My first encounter with the work of the Neo-Futurists was actually via the Bay Area’s now-defunct Rough and Tumble, when they performed 43 Plays for 43 Presidents in the basement of La Val’s pizza parlor in North Berkeley. A wild deconstruction, replete with top hats, popping balloons, and a suit jacket passed deftly from actor to actor representing the office of Commander-in-Chief, 43 Plays introduced me to the Neo-Futurists dizzying facility with micro-plays rooted in the “non-illusory,” an art they’ve been perfecting since 1988.
Over the years the Neos have expanded from their Chicago home into sister ensembles in New York and San Francisco, and currently produce a weekly showcase of 30 short plays performed in 60 minutes they call The Infinite Wrench. Additionally, they occasionally produce full-length “prime time” shows, of which 45 Plays for America’s First Ladies is their latest.
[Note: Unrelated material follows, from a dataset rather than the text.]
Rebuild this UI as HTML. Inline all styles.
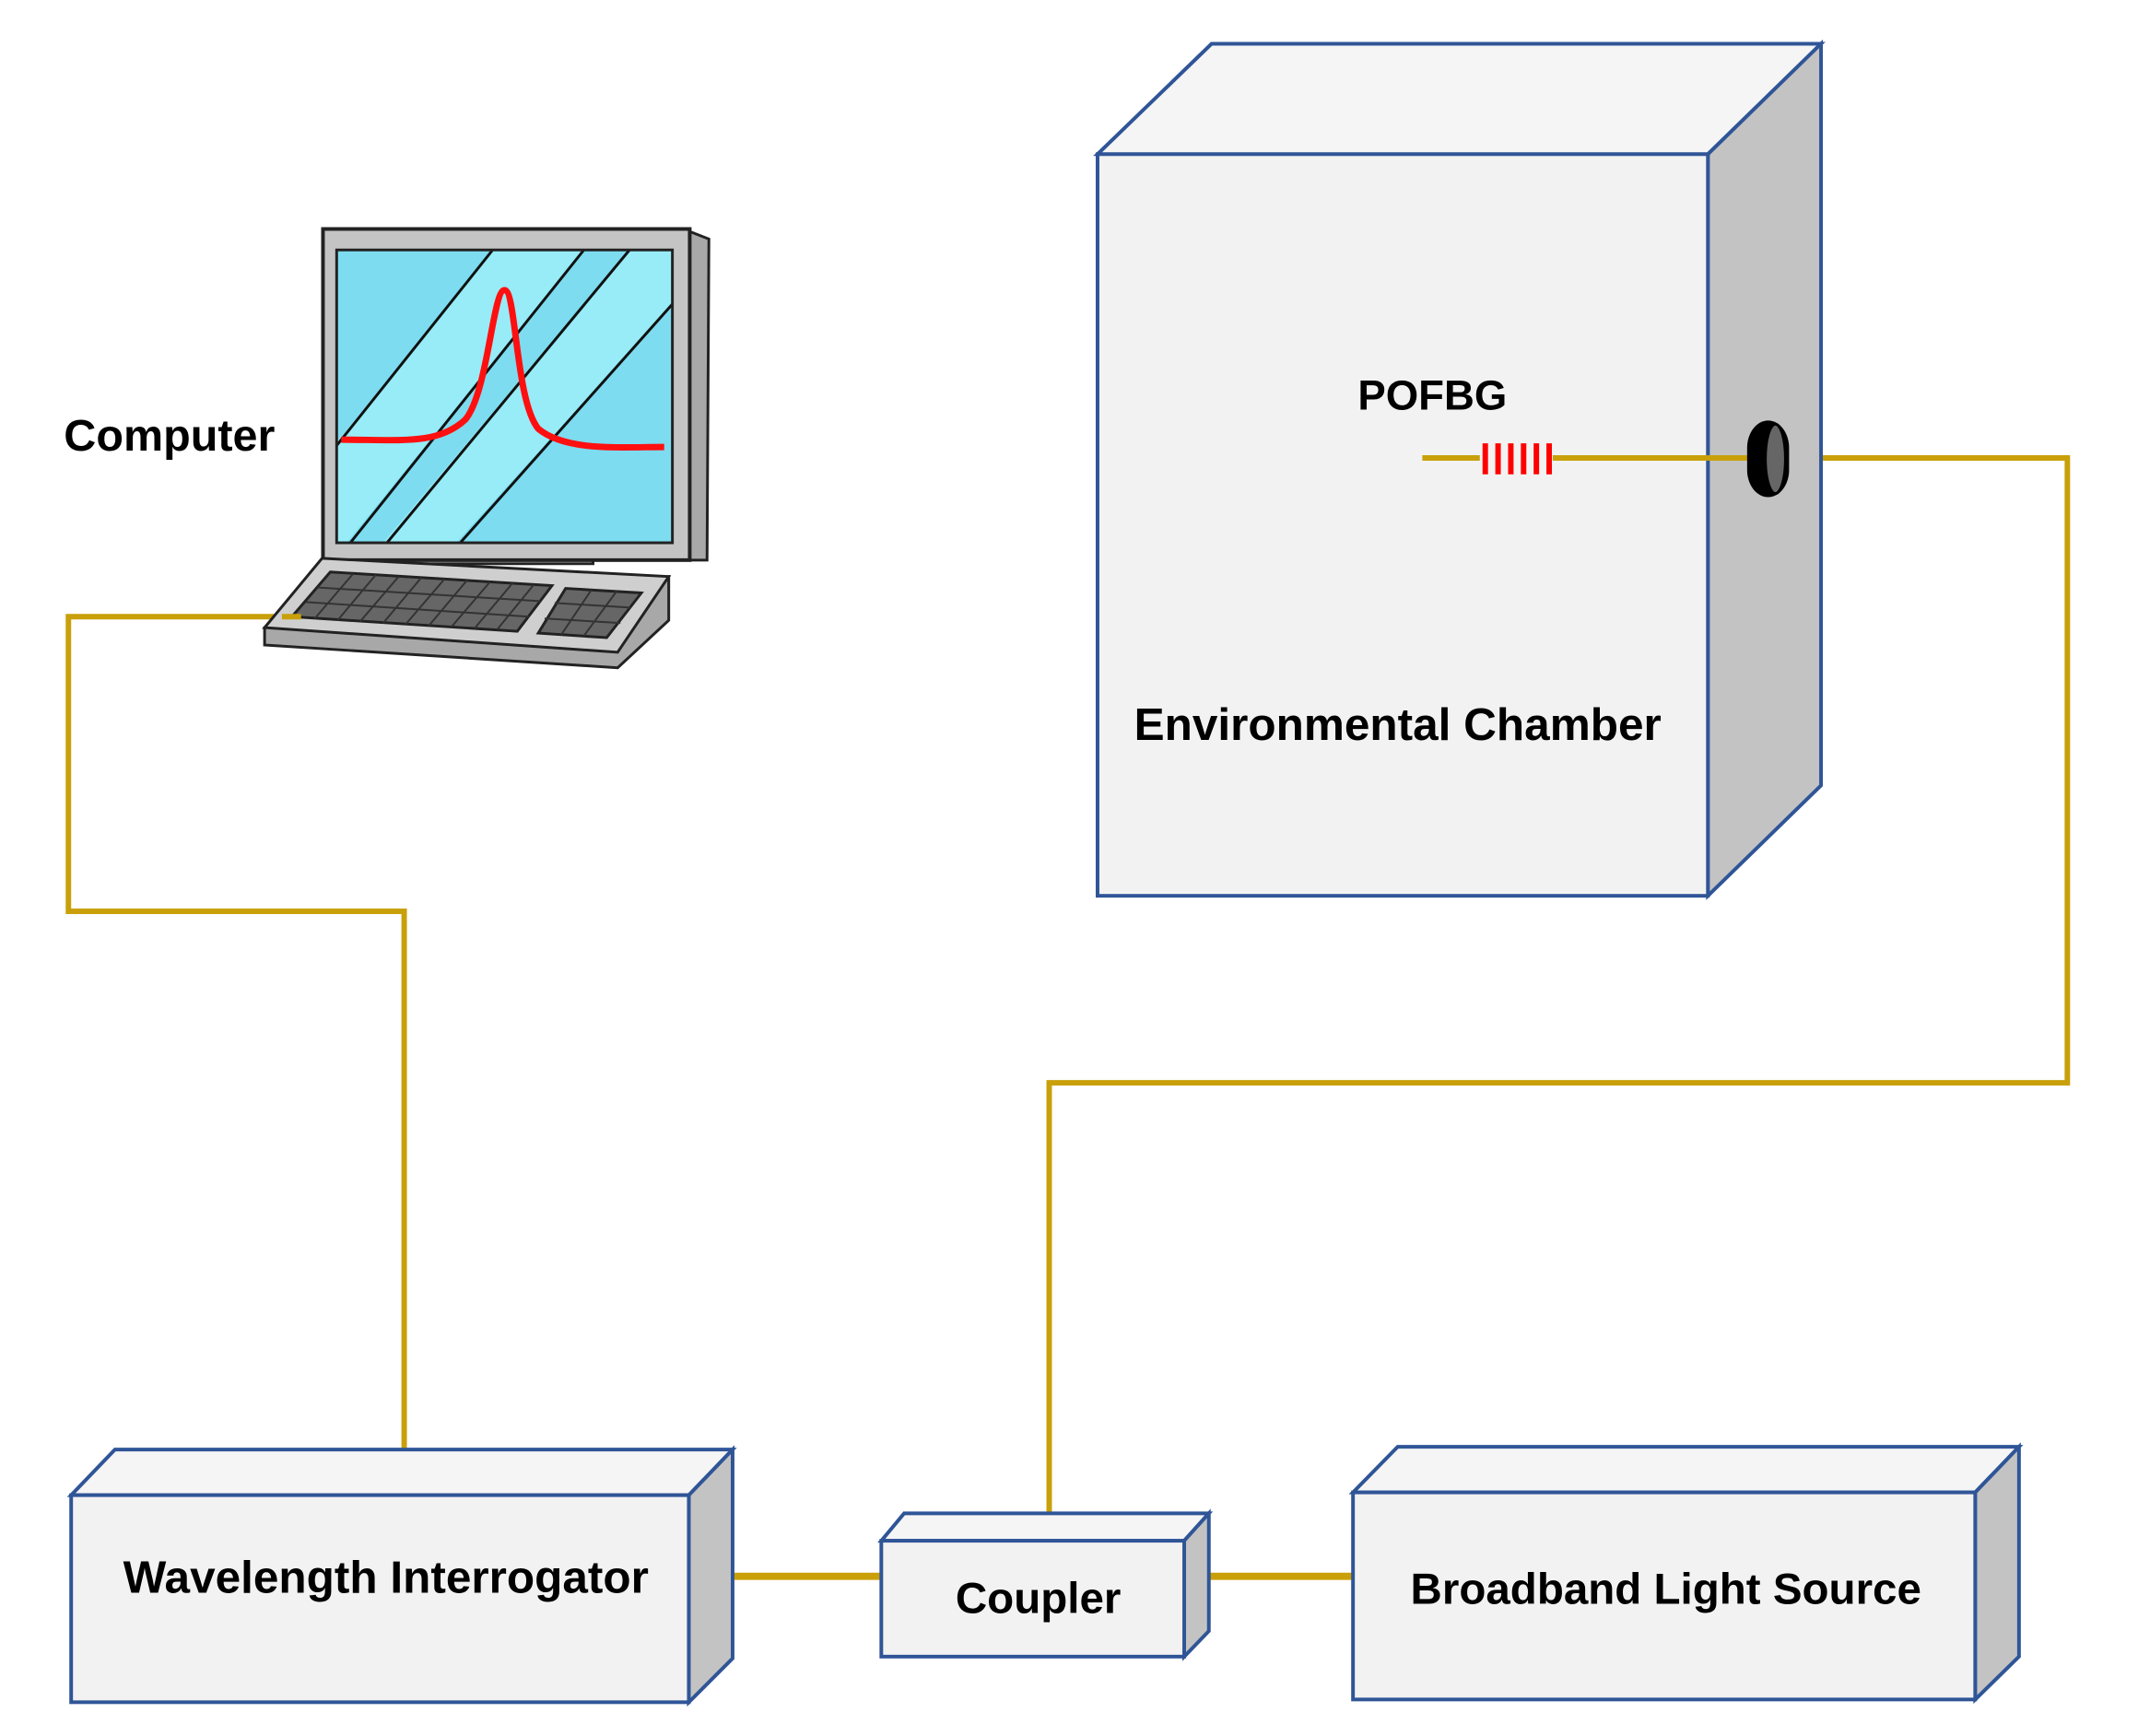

A cross-continental effort, 45 Plays includes performers from all three ensembles, each inhabiting the various personas of the pantheon of Firsts—a collection of wives, daughters, sisters, nieces, and any similarly related woman who would take on the often thankless task of supporting the presidency through social affairs, public service, and campaign management. As with the Neo-Futurists’ play about presidents (which has since been expanded to 45), each short vignette takes an experimental approach to the delivery of dry historical facts. Through song, dance, pushups, puppets, plates of Wonder bread, rolls of butcher paper, more balloons, and a signature scarf worn by each performer in turn, 45 Plays for America’s First Ladies grapples with the legacies and reverberations of 50 individuals who are frequently glossed over, or written out of the popular narrative.
Staged as a livestream for its first weekend, and now available on demand through Nov. 2, 45 Plays stimulates the curiosity as it attempts to fill in some of the blanks. Directed by Denise Yvette Serna, the most compelling pieces are those that create a full atmosphere and engages each sense.
For Abigail Adams, Ida Cuttler head-bangs down a makeshift “Hall of Presidents” to words cribbed from Adams’ letters to her husband, urging him to “remember the ladies,” set to a brash, rock guitar riff. For Anna Harrison, actor Hilary Asare stands before a wall covered in butcher paper and white balloons which, as in 43 Plays, are surrogates for the deceased. As she pops the wall of balloons in grim succession, she intones a litany of horror. She later fingerpaints what appears to be the same butcher paper with a swirl of loden green trees, for Lady Bird Johnson. In honor of Harriet Lane, Vic Wynter rides a bicycle down a dirt road under a wide blue sky, to celebrate the radical exploits of the niece of President Buchanan who became his adopted daughter, First Lady, and possible “beard.” For Eleanor Roosevelt, Brenda Arellano grapples with a rope ladder in the middle of a Summer pond, as a voiceover muses on the nature of fear, and how one might decide to do without.
Other plays inject humor, as when Cuttler plays Florence Kling Harding as a fast-talking dynamo with energy to spare, baking cookies and “inventing” the photo op, dodging questions about her personal life from behind a megawatt smile and giant glasses. While others dig frankly into the darker legacies of their subjects, such as when Andie Patterson and Hilary Asare—as Martha Jefferson and Sally Hemings—go over the salient facts of their respective roles as “first” ladies: Martha as Jefferson’s deceased wife, Sally as his never-freed, sexually abused slave—and the mother to six of his children.